そして、多くの経営者の方を悩ませる問題が、「自社株」の問題です。自社株は通常取引されることが想定されていません。経営者側からすれば、第三者になんて入ってきてほしくないでしょうし、買う側も同族零細企業の株なんて怖くて買えません。つまりは「自社株=換金できない資産」のはずです。
ところが、相続税を考える上では、「換金できない資産≠価値のない資産」とされています。つまり、「換金はできなくとも価値はある」と考えられているということです。自社株が「いくらなのか」については、いくつかの評価方法があるのですが、結局のところ換金できない資産に相続税計算上の財産価値を認めてそこに課税することには違いがなく、ケースによっては丸々資金手当てがないということが起こりえます。
だからこそ、”準備”です!!
経営者の方も、そうではない一般のサラリーマンの方も、相続税という税金で苦労するのはご自身達ではありません。残される方達です。
平成27年の相続税の改正により、相続税を納めなければならない方が増えているのは間違いありません(改正前4.4%⇒改正後H27は8%、H28は8.1%)。つまり、これまでより多くの「残される方達」が納税をしなければならなくなったということです(対象者が増えたことによる税収の合計額は増加(13,908億⇒18,116億)、ただし、一人あたりの税額は減少(2,473万⇒1,758万))。

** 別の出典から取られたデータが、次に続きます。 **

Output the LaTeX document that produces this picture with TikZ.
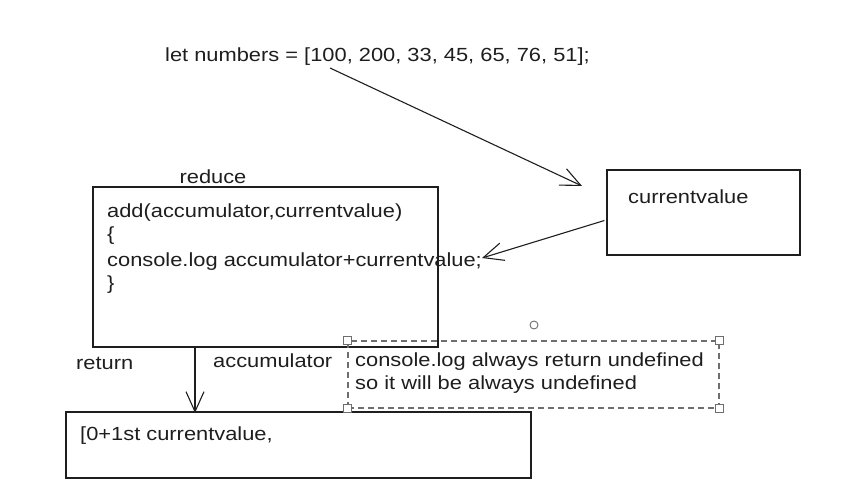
\documentclass[tikz,border=0pt]{standalone}
\usepackage{fontspec}
\setmainfont[FakeStretch=1.15]{Liberation Sans}
\usetikzlibrary{arrows.meta,positioning}
\definecolor{ink}{HTML}{1E1E1E}
\definecolor{handle}{HTML}{6E6E6E}
\begin{document}
\begin{tikzpicture}[x=1pt, y=-1pt,
        box/.style = {draw = ink, line width = 1.2pt, inner sep = 0pt},
        txt/.style = {anchor = west, inner sep = 0pt, text = ink, font = \fontsize{19}{23}\selectfont},
        flow/.style = {draw = ink, line width = 1.1pt, -{Straight Barb[length=20pt, width=18pt]}},
        grip/.style = {draw = handle, fill = white, line width = 0.9pt}
    ]
    \useasboundingbox (0,0) rectangle (850,495);

    % the array
    \node[txt] (numbers) at (165,57) {let numbers = [100, 200, 33, 45, 65, 76, 51];};

    % boxes
    \node[box, minimum width = 193, minimum height = 85] (cur) at (703.5,212.5) {};
    \node[txt] (curtext) at (628,197) {currentvalue};

    \node[box, minimum width = 345, minimum height = 160] (reduce) at (265.5,267) {};
    \node[txt, anchor = south] (reducelbl) at (213,184) {reduce};
    \node[txt] (line1) at (107,213) {add(accumulator,currentvalue)};
    \node[txt] (line2) at (107,236) {\{};
    \node[txt] (line3) at (107,262) {console.log accumulator+currentvalue;};
    \node[txt] (line4) at (107,285) {\}};

    \node[box, minimum width = 465, minimum height = 66] (result) at (298.5,445) {};
    \node[txt] (resulttext) at (80,436) {[0+1st currentvalue,};

    \node[txt] (ret) at (76,363) {return};
    \node[txt] (acc) at (213,361) {accumulator};

    % note with selection frame
    \node[draw = handle, dash pattern = on 6pt off 4pt, line width = 1.2pt, minimum width = 371, minimum height = 67, inner sep = 0pt] (note) at (533.5,374.5) {};
    \node[txt] (note1) at (355,362) {console.log always return undefined};
    \node[txt] (note2) at (355,385) {so it will be always undefined};
    \foreach \c in {north west, north east, south west, south east}
        \draw[grip] ([shift={(-4,-4)}]note.\c) rectangle ([shift={(4,4)}]note.\c);
    \draw[grip] (534,325) circle (4);

    % connectors
    \coordinate (start) at (330,68);
    \coordinate (hit) at (582,186);
    \coordinate (back) at (482,258);
    \coordinate (down) at (195,347);
    \coordinate (land) at (195,413);
    \draw[flow] (start) -- (hit);
    \draw[flow] ([shift={(-2,8)}]cur.west) -- (back);
    \draw[flow] (down) -- (land);
\end{tikzpicture}
\end{document}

参考:『平成27年分の相続税の申告状況について』⇒https://www.nta.go.jp/information/release/kokuzeicho/2016/sozoku_shinkoku/index.htm
『平成28年分の相続税の申告状況について』⇒https://www.nta.go.jp/information/release/kokuzeicho/2017/sozoku_shinkoku/index.htm)
東京、千葉、埼玉、神奈川などの都市部あるいはターミナル駅近郊に自宅をお持ちの方、同じく同エリアに投資用不動産をお持ちの方、長年ご自身で会社を経営している方、親族が経営する会社の株主になっている方、「もしかしたら自分が死んだときに、配偶者や子供たちに税金の件で迷惑を掛ける可能性があるかも・・・。」とうっすら感じている方などは、今現在わかりうる範囲の情報を使って、一度はシミュレートしてみるとよいかと思います。シミュレーターは大手銀行であったり、相続専門の税理士法人がWEB上で公開してくれています。
果たして自宅はいくらと評価されるのか?
投資用不動産の価値はどんなものなか?
自社株の評価はどうなっているのか?
知っておくだけでも、「準備」という意味では知らないままでいることとは随分違うと思います。
正しい準備のために、十分な準備のために、まずは現状を把握しましょう。
そしてそれはできる限り早い方がよいです。相続税は「時間こそが最大の節税策」ともいわれる税金です。早く知れるのなら早く知った上で大まかな道筋を考えることが、安心だけではなく結果にもつながるからです。
「準備の質と量」に加えて相続の場合は「タイミング」が結果に大きな影響を及ぼします。
十分な準備をしたいのであれば、「できる限り早く」という視点を忘れずにいていただけたら、と思います。